Sur la question de la réintégration, que ce soit par le conseil ou la formation, voyez-vous un rôle particulier pour la mission européenne EUAM Irak. Y a-t-il un souhait pour qu’elle reste et se développe ? 

— Il y a une différence entre la présence américaine et celle des Européens. Ce n’est pas à moi de décider. C’est au ministère de l’Intérieur de voir s’il y a un besoin pour davantage. Je pense que l'Union européenne peut jouer un rôle plus positif sur le plan civil, de l'économie et des possibilités d'emploi. Elle peut jouer un rôle plus important dans ce domaine que dans celui de l’intégration. 

Quel soutien économique attendez-vous ? 

— En plus de la politique et de la sécurité, nous devrions penser à l’économie.
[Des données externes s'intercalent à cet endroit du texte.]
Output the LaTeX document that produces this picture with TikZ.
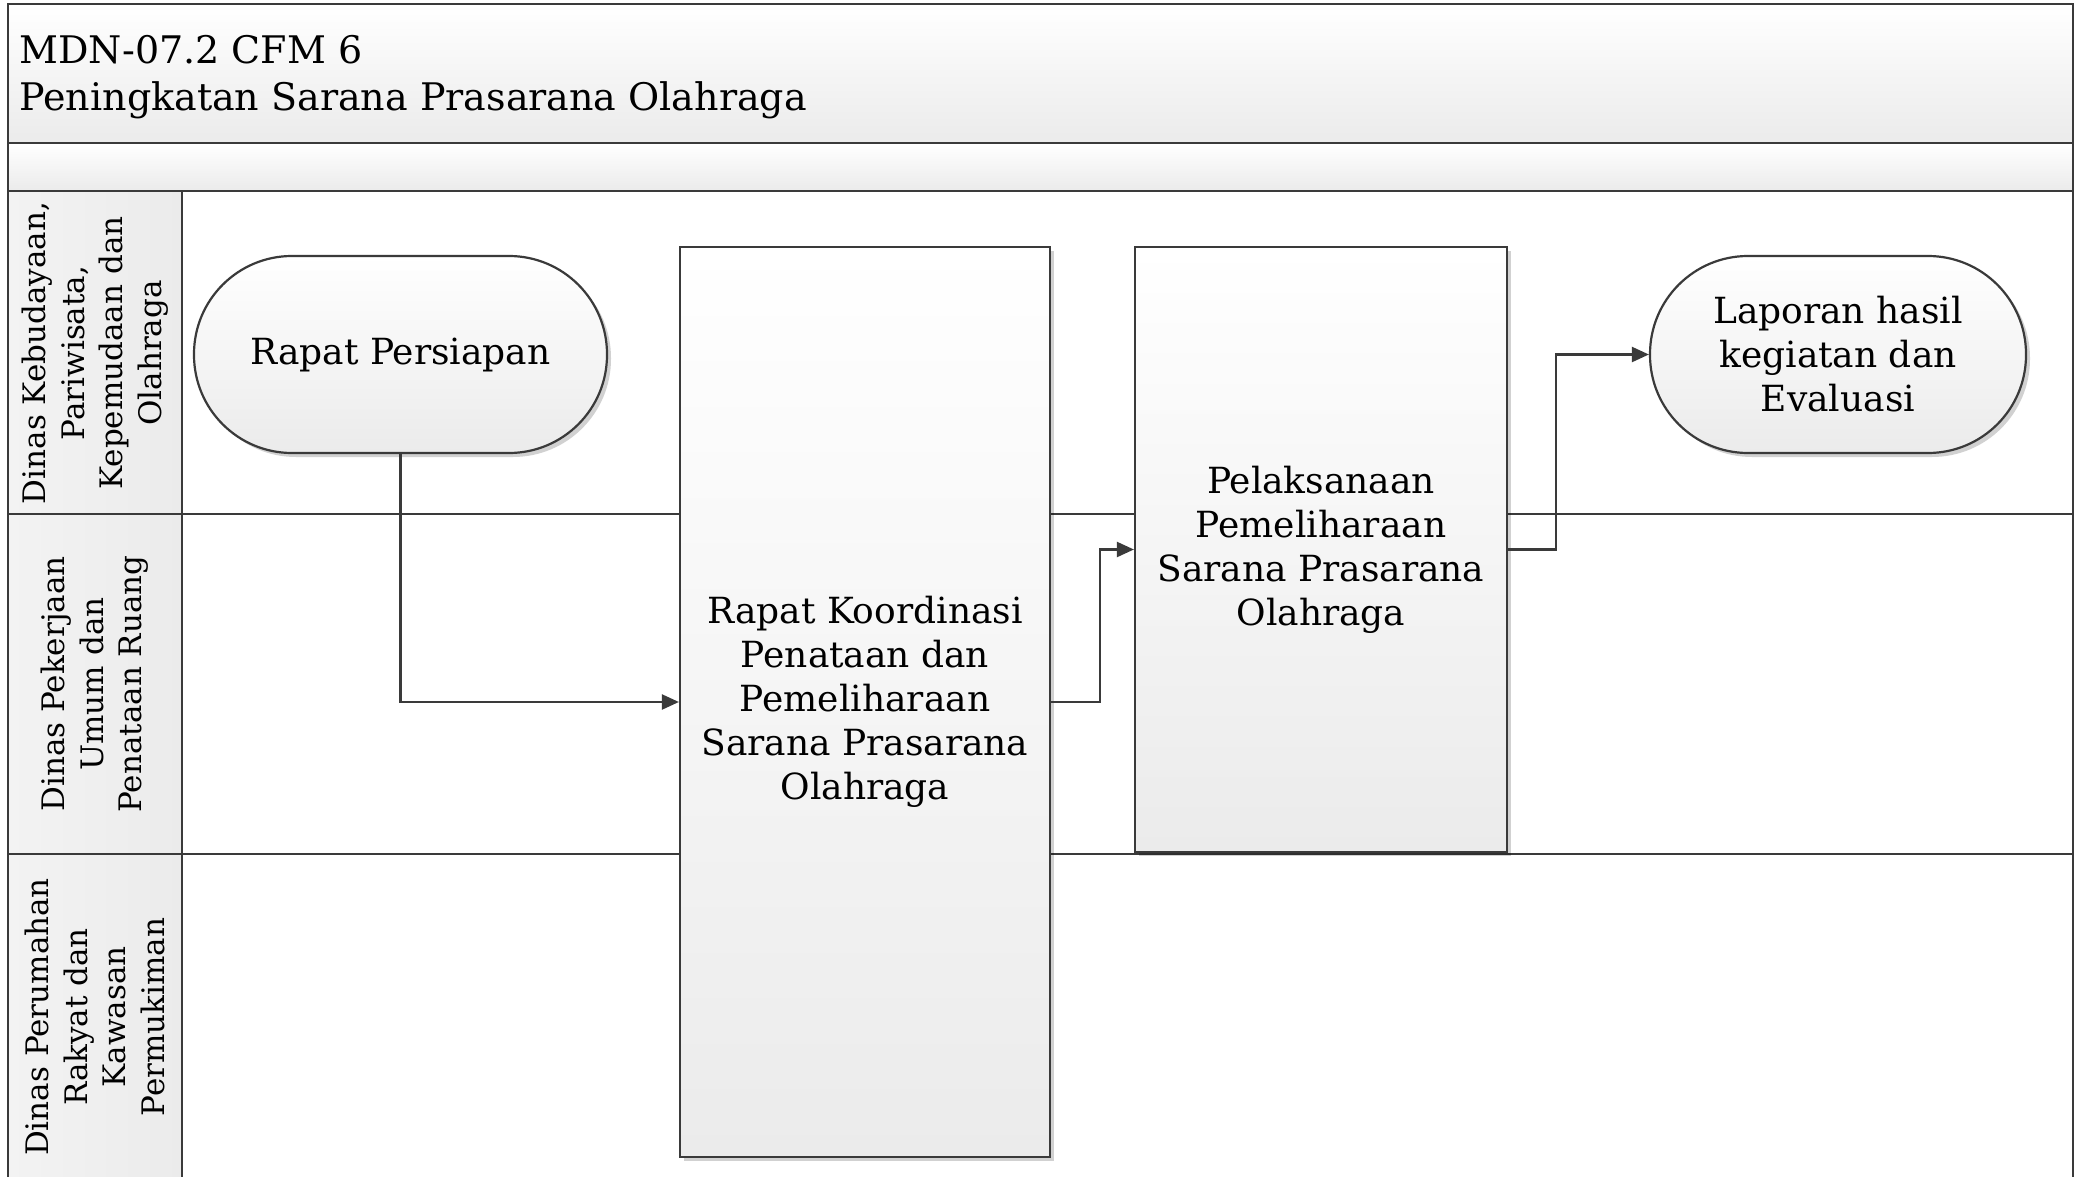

Celle-ci ne repose que sur le secteur public et le pétrole. Nous avons beaucoup à faire. Nous avons besoin d'investissements, de renforcer le secteur privé, de diversifier notre économie en trouvant d’autres ressources que le pétrole. L'Europe peut jouer un rôle en aidant l'Irak à moyen et long terme à cet égard. Nous comptons sur l'Union dans de nombreux domaines : encouragement des entreprises à investir, aide à la construction ou à la reconstruction de l'Irak, renforcement des capacités.

Pensez-vous que l’accord de partenariat pourra augmenter le soutien européen ? 

— Nous travaillons à sa mise en œuvre, qui pourrait commencer d’ici quelques semaines ou mois. Nous voudrions qu’au moins trois sous-commissions soient en place d'ici l'été.

(Propos recueillis par Leonor Hubaut)

Entretien effectué le 24 janvier, dans les locaux de l'ambassade irakienne à Bruxelles, en anglais, actualisé par écrit le 23 février avec l'accord de l'interviewé après son accréditation.